そもそも「ボランティア」という言葉は、英語で元々「志願兵」の意味だそうです。

それが変化していき、自らの意思で人のために率先して無償で行う活動を「ボランティア」と呼ばれるようになりました。

そのボランティア活動も、お釈迦様の教えでいう「布施」に通じて行くと思います。

「布施」とは全ての人と人との間に行われる優しさのやりとりであり、自分が一歩仏さまに近づくための修行なのです。決して金品だけを言っているのではありません。

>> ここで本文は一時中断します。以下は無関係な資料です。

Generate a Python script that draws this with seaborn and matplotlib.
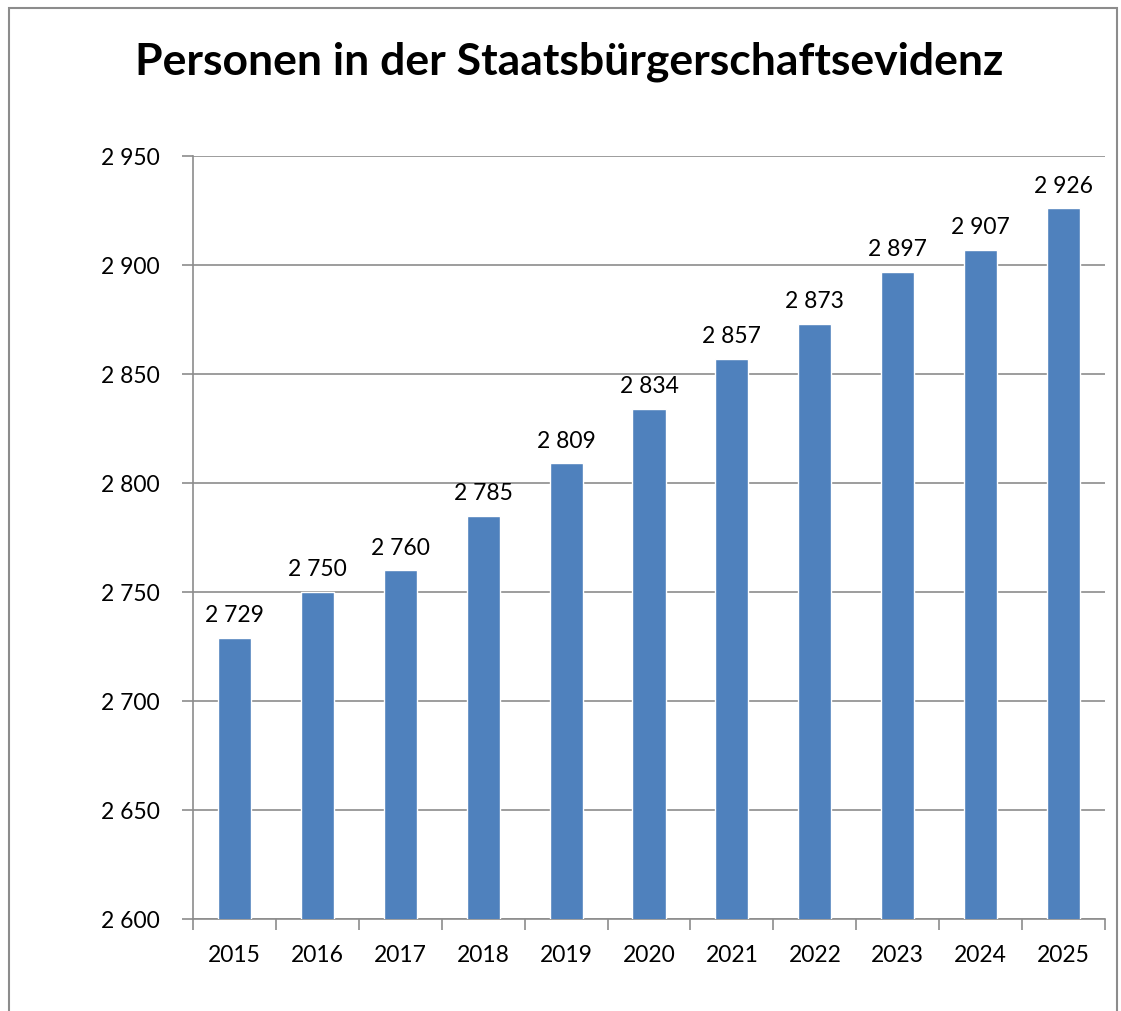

ここで、お金を必要としない無財の七施を紹介しましょう。

  1. 眼施(げんせ)――優しいまなざしで接する
  2. 和顔施(わげんせ)――笑顔、やさしい表情で接する
  3. 言辞施(ごんじせ)――相手を思いやる言葉、心のこもった言葉で接する
  4. 身施(しんせ)――自分の身体でできることを奉仕する
  5. 心施(しんせ)――思いやりの心、周りに心を配る
  6. 床座施(しょうざせ)――場所や席を譲る
  7. 房舎施(ぼうしゃせ)――自分の家を提供し人を泊めてあげたり、休ませてあげたりする

以上が無財の七施と言われる施しです。

このように「布施」にも色々な形があるのですが、本当の「布施」とは決して見返りを求めず自らの徳を積む事であり、させて頂くと言う気持ちが大事になります。

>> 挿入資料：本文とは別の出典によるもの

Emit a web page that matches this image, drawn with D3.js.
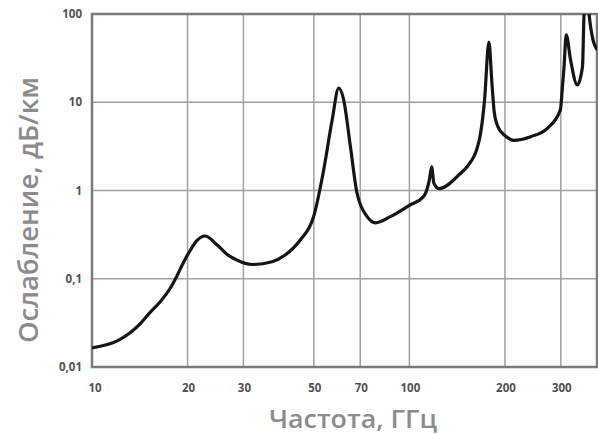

そして、その布施の心は、お題目をお唱えする事で養われます。

日蓮大聖人のお言葉の中に「釈尊の因行果徳の二法は妙法蓮華経の五字に具足す。我等此の五字を受持すれば自然に彼の因果の功徳を譲り与えたもう。」とお示しになり、お題目の中にお釈迦様の修行の功徳とお悟りの功徳が全て備わっていて、お題目をお唱えすれば自然に相手を思いやる優しさや慈悲の心、布施の心が養われるものだと仰せになっておられます。

まずは、お題目をお唱え致しましょう。